# [Aim of the exercise]
Copy the lines of the data below exactly, starting at the first and stopping after the line that contains "(0,0) rectangle (480.75pt,-588pt);"; include no pictures.
--- start Material provided ---
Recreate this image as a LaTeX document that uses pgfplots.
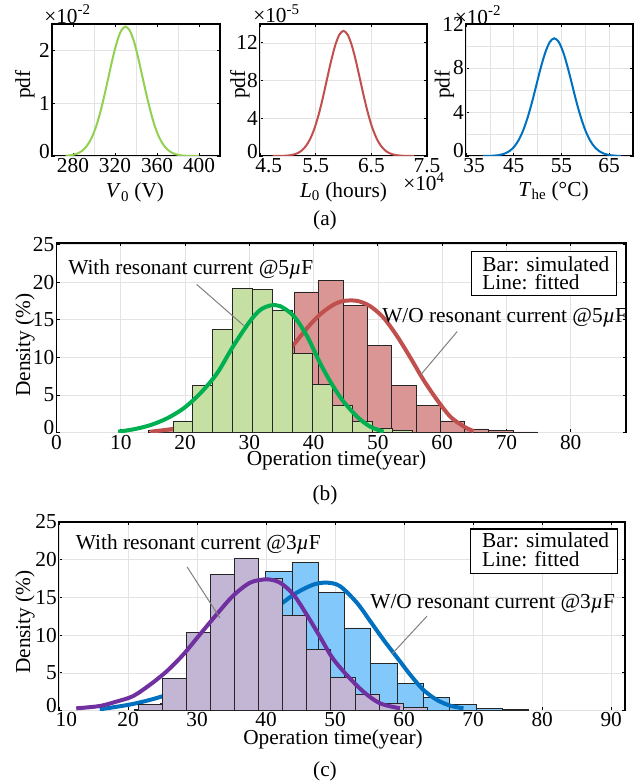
\documentclass[border=0pt]{standalone}
\usepackage{fontspec}
\setmainfont{Liberation Serif}
\usepackage{pgfplots}
\pgfplotsset{compat=1.18}

\definecolor{LineGreen}{HTML}{92D050}
\definecolor{LineRed}{HTML}{C0504D}
\definecolor{LineBlue}{HTML}{0070C0}
\definecolor{FitGreen}{HTML}{00B050}
\definecolor{FitPurple}{HTML}{7030A0}
\definecolor{BarGreen}{HTML}{C6E0A4}
\definecolor{BarRed}{HTML}{D99694}
\definecolor{BarBlue}{HTML}{82C8FA}
\definecolor{BarPurple}{HTML}{C3B6D4}
\definecolor{GridGray}{HTML}{E3E3E3}
\definecolor{NoteGray}{HTML}{808080}
\definecolor{EdgeGray}{HTML}{262626}

\newcommand{\fs}{\fontsize{16pt}{16pt}\selectfont}

\pgfplotsset{
  panel/.style={
    scale only axis, anchor=south west,
    axis line style={line width=0.9pt},
    tick style={line width=0.6pt, black},
    major tick length=2.5pt, minor tick length=0pt,
    grid style={line width=0.45pt, draw=GridGray},
    tick label style={font=\fs, inner sep=1.5pt},
    /pgf/number format/assume math mode=true,
  },
  pdfcurve/.style={smooth, line width=1.5pt, no markers},
  fitcurve/.style={smooth, line width=3pt, no markers, line join=round},
  hist/.style={ybar interval, draw=EdgeGray, line width=0.5pt},
}
\tikzset{note/.style={font=\fs, anchor=base west, inner sep=0pt}}

\begin{document}
\begin{tikzpicture}
\path[use as bounding box] (0,0) rectangle (480.75pt,-588pt);

% ---- (a) input distributions
\begin{axis}[panel, at={(39pt,-117pt)}, width=126pt, height=99pt,
  xmin=260, xmax=420, ymin=0, ymax=2.5,
  xtick={280,320,360,400}, minor xtick={300,340,380},
  ytick={1,2}, extra y ticks={0},
  extra y tick style={yticklabel style={yshift=3pt}},
  xminorgrids, ymajorgrids]
\addplot[pdfcurve, LineGreen] coordinates {
  (273.0,0.005) (277.0,0.012) (281.1,0.027) (285.2,0.056) (289.3,0.108)
  (293.3,0.195) (297.4,0.331) (301.5,0.530) (305.6,0.796) (309.6,1.122)
  (313.7,1.486) (317.8,1.849) (321.9,2.162) (325.9,2.375) (330.0,2.450)
  (334.1,2.375) (338.2,2.162) (342.2,1.849) (346.3,1.486) (350.4,1.122)
  (354.5,0.796) (358.5,0.530) (362.6,0.331) (366.7,0.195) (370.8,0.108)
  (374.8,0.056) (378.9,0.027) (383.0,0.012) (387.0,0.005) (391.1,0.002)
  (395.2,0.001) (400.0,0.000)};
\end{axis}

\begin{axis}[panel, at={(195pt,-117pt)}, width=125.25pt, height=99pt,
  xmin=4.5, xmax=7.5, ymin=0, ymax=14,
  xtick={5.5,6.5,7.5}, extra x ticks={4.5},
  extra x tick style={xticklabel style={xshift=6.5pt}},
  ytick={4,8,12}, extra y ticks={0},
  extra y tick style={yticklabel style={yshift=3.5pt}},
  grid=major]
\addplot[pdfcurve, LineRed] coordinates {
  (4.725,0.002) (4.8,0.004) (4.875,0.012) (4.95,0.029) (5.025,0.067)
  (5.1,0.147) (5.175,0.303) (5.25,0.583) (5.325,1.056) (5.4,1.795)
  (5.475,2.870) (5.55,4.309) (5.625,6.075) (5.7,8.05) (5.775,10.02)
  (5.85,11.71) (5.925,12.86) (6.0,13.27) (6.075,12.86) (6.15,11.71)
  (6.225,10.02) (6.3,8.05) (6.375,6.075) (6.45,4.309) (6.525,2.870)
  (6.6,1.795) (6.675,1.056) (6.75,0.583) (6.825,0.303) (6.9,0.147)
  (6.975,0.067) (7.05,0.029) (7.125,0.012) (7.2,0.004) (7.275,0.002)};
\end{axis}

\begin{axis}[panel, at={(349.5pt,-117pt)}, width=125.25pt, height=99pt,
  xmin=35, xmax=70, ymin=0, ymax=12,
  xtick={45,55,65}, minor xtick={40,50,60}, extra x ticks={35},
  extra x tick style={xticklabel style={xshift=6pt}},
  ytick={4,8,12}, minor ytick={2,6,10}, extra y ticks={0},
  extra y tick style={yticklabel style={yshift=4pt}},
  grid=both, minor grid style={line width=0.45pt, draw=GridGray}]
\addplot[pdfcurve, LineBlue] coordinates {
  (38.58,0.004) (39.51,0.009) (40.45,0.023) (41.38,0.054) (42.31,0.119)
  (43.24,0.244) (44.18,0.470) (45.11,0.852) (46.04,1.448) (46.97,2.314)
  (47.90,3.474) (48.84,4.898) (49.77,6.490) (50.70,8.076) (51.64,9.443)
  (52.57,10.37) (53.50,10.70) (54.43,10.37) (55.37,9.443) (56.30,8.076)
  (57.23,6.490) (58.16,4.898) (59.10,3.474) (60.03,2.314) (60.96,1.448)
  (61.89,0.852) (62.83,0.470) (63.76,0.244) (64.69,0.119) (65.62,0.054)
  (66.55,0.023) (67.49,0.009)};
\end{axis}

% ---- (b) 5 uF
\begin{axis}[panel, at={(42.375pt,-324.5pt)}, width=427.1pt, height=142.3pt,
  xmin=0, xmax=88.6, ymin=0, ymax=25.2,
  xtick={0,10,...,80}, ytick={5,10,...,25}, extra y ticks={0},
  extra y tick style={yticklabel style={yshift=3.75pt}},
  grid=major]
\addplot[hist, fill=BarRed] coordinates {
  (14.36,0.3) (18.14,0.5) (21.92,1.2) (25.69,2.8) (29.47,6.0) (33.25,12.0)
  (37.03,18.7) (40.80,20.2) (44.58,16.9) (48.36,11.6) (52.13,6.3)
  (55.91,3.6) (59.69,1.56) (63.47,0.49) (67.24,0.27) (71.02,0.1) (74.80,0.1)};
\addplot[fitcurve, LineRed] coordinates {
  (14.6,0.13) (17.7,0.45) (20,0.9) (23,1.8) (26,3.2) (29,5.0) (32,7.3)
  (34.5,9.4) (36.8,11.6) (39,13.9) (41,15.7) (43.1,17.0) (44.7,17.5)
  (46.8,17.5) (48.8,16.8) (50.9,15.25) (53,12.8) (55.1,9.9) (57.1,7.0)
  (59.2,4.36) (61.3,2.1) (63.4,0.8) (64.9,0.2)};
\addplot[hist, fill=BarGreen] coordinates {
  (18.1,1.56) (21.2,6.27) (24.3,13.7) (27.4,19.2) (30.5,19.0) (33.6,16.3)
  (36.7,10.5) (39.8,6.36) (42.9,3.6) (46.0,1.47) (49.1,0.58) (52.2,0.27)
  (55.3,0.27)};
\addplot[fitcurve, FitGreen] coordinates {
  (9.6,0.13) (12.0,0.45) (14.6,1.0) (17.2,1.9) (19.8,3.25) (22.4,5.25)
  (25.0,7.9) (27.5,11.5) (30.1,14.8) (31.7,16.3) (33.3,16.9) (34.8,16.8)
  (36.9,15.5) (39.0,12.8) (41.0,9.25) (42.8,6.5) (44.5,4.3) (46.8,2.1)
  (48.8,0.8) (50.9,0.13)};
\draw[NoteGray, line width=0.75pt] (axis cs:21.81,19.69) -- (axis cs:29.13,14.23);
\draw[NoteGray, line width=0.75pt] (axis cs:62.34,13.43) -- (axis cs:56.67,7.69);
\node[note] at (axis cs:1.79,21.03) {With resonant current @5\textit{µ}F};
\node[note] at (axis cs:50.65,14.59) {W/O resonant current @5\textit{µ}F};
\draw[line width=0.8pt, fill=white] (axis cs:64.52,24.05) rectangle (axis cs:87.1,18.23);
\node[note] at (axis cs:66.23,21.47) {Bar: simulated};
\node[note] at (axis cs:66.23,19.03) {Line: fitted};
\end{axis}

% ---- (c) 3 uF
\begin{axis}[panel, at={(44.25pt,-532.9pt)}, width=424.5pt, height=141.4pt,
  xmin=10, xmax=92, ymin=0, ymax=25,
  xtick={20,30,...,90}, extra x ticks={10},
  extra x tick style={xticklabel style={xshift=5.5pt}},
  ytick={5,10,...,25}, extra y ticks={0},
  extra y tick style={yticklabel style={yshift=3.75pt}},
  grid=major]
\addplot[hist, fill=BarBlue] coordinates {
  (20.91,0.2) (24.72,1.0) (28.52,2.8) (32.33,6.0) (36.13,12.5) (39.94,18.5)
  (43.75,19.6) (47.55,15.7) (51.36,10.96) (55.16,6.3) (58.97,3.6)
  (62.78,1.7) (66.58,0.8) (70.39,0.25) (74.19,0.1) (78.0,0.1)};
\addplot[fitcurve, LineBlue] coordinates {
  (15.9,0.16) (20.7,0.87) (25.1,1.93) (28,3.2) (31,5.2) (34,7.6) (37,10.3)
  (40,12.7) (42.4,14.3) (44.4,15.6) (46.85,16.7) (48.8,16.96) (50.7,16.5)
  (53.15,14.3) (55.1,11.84) (57.0,9.4) (58.96,7.05) (60.9,4.73) (62.8,2.73)
  (64.76,1.4) (66.7,0.64) (68.6,0.29)};
\addplot[hist, fill=BarPurple] coordinates {
  (21.45,0.82) (24.94,4.3) (28.43,10.4) (31.92,18.0) (35.41,20.2)
  (38.9,17.5) (42.39,12.6) (45.88,8.16) (49.37,4.4) (52.86,2.2)
  (56.35,0.95) (59.84,0.4) (63.33,0.4)};
\addplot[fitcurve, FitPurple] coordinates {
  (12.5,0.29) (15.9,0.6) (18.3,1.18) (20.7,1.9) (23.15,3.4) (25.6,5.2)
  (27.98,7.4) (30.4,10.07) (32.8,12.7) (35.2,15.2) (37.7,16.96) (40.1,17.4)
  (42.0,16.96) (43.95,15.4) (45.9,12.7) (47.8,9.8) (49.6,7.0) (51.7,4.7)
  (54.1,2.5) (56.5,0.96) (59.4,0.29)};
\draw[NoteGray, line width=0.75pt] (axis cs:28.56,19.04) -- (axis cs:33.31,12.29);
\draw[NoteGray, line width=0.75pt] (axis cs:63.31,12.51) -- (axis cs:58.23,7.49);
\node[note] at (axis cs:12.41,21.4) {With resonant current @3\textit{µ}F};
\node[note] at (axis cs:55.08,13.53) {W/O resonant current @3\textit{µ}F};
\draw[line width=0.8pt, fill=white] (axis cs:69.59,24.07) rectangle (axis cs:90.88,18.2);
\node[note] at (axis cs:71.28,21.63) {Bar: simulated};
\node[note] at (axis cs:71.28,19.09) {Line: fitted};
\end{axis}

% ---- labels, positions in pixels of the reference
\begin{scope}[x=0.75pt, y=-0.75pt, every node/.style={font=\fs, inner sep=0pt}]
\node[rotate=90] at (25,84.5) {pdf};
\node[rotate=90] at (240,84.5) {pdf};
\node[rotate=90] at (444.5,84.5) {pdf};
\node at (135,192.5) {\textit{V}\textsubscript{0} (V)};
\node at (343.5,192) {\textit{L}\textsubscript{0} (hours)};
\node at (553.5,191) {\textit{T}\textsubscript{he} (°C)};
\node at (67.5,14) {×10\textsuperscript{-2}};
\node at (276.5,14) {×10\textsuperscript{-5}};
\node at (478,15) {×10\textsuperscript{-2}};
\node at (424,182) {×10\textsuperscript{4}};
\node at (325,220) {(a)};
\node[rotate=90] at (25,345) {Density (\%)};
\node at (336.5,460) {Operation time(year)};
\node at (325,495) {(b)};
\node[rotate=90] at (25,622) {Density (\%)};
\node at (333,739.5) {Operation time(year)};
\node at (325,771) {(c)};
\end{scope}
\end{tikzpicture}
\end{document}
--- end Material provided ---
# [Correct result]
Recreate this image as a LaTeX document that uses pgfplots.
\documentclass[border=0pt]{standalone}
\usepackage{fontspec}
\setmainfont{Liberation Serif}
\usepackage{pgfplots}
\pgfplotsset{compat=1.18}

\definecolor{LineGreen}{HTML}{92D050}
\definecolor{LineRed}{HTML}{C0504D}
\definecolor{LineBlue}{HTML}{0070C0}
\definecolor{FitGreen}{HTML}{00B050}
\definecolor{FitPurple}{HTML}{7030A0}
\definecolor{BarGreen}{HTML}{C6E0A4}
\definecolor{BarRed}{HTML}{D99694}
\definecolor{BarBlue}{HTML}{82C8FA}
\definecolor{BarPurple}{HTML}{C3B6D4}
\definecolor{GridGray}{HTML}{E3E3E3}
\definecolor{NoteGray}{HTML}{808080}
\definecolor{EdgeGray}{HTML}{262626}

\newcommand{\fs}{\fontsize{16pt}{16pt}\selectfont}

\pgfplotsset{
  panel/.style={
    scale only axis, anchor=south west,
    axis line style={line width=0.9pt},
    tick style={line width=0.6pt, black},
    major tick length=2.5pt, minor tick length=0pt,
    grid style={line width=0.45pt, draw=GridGray},
    tick label style={font=\fs, inner sep=1.5pt},
    /pgf/number format/assume math mode=true,
  },
  pdfcurve/.style={smooth, line width=1.5pt, no markers},
  fitcurve/.style={smooth, line width=3pt, no markers, line join=round},
  hist/.style={ybar interval, draw=EdgeGray, line width=0.5pt},
}
\tikzset{note/.style={font=\fs, anchor=base west, inner sep=0pt}}

\begin{document}
\begin{tikzpicture}
\path[use as bounding box] (0,0) rectangle (480.75pt,-588pt);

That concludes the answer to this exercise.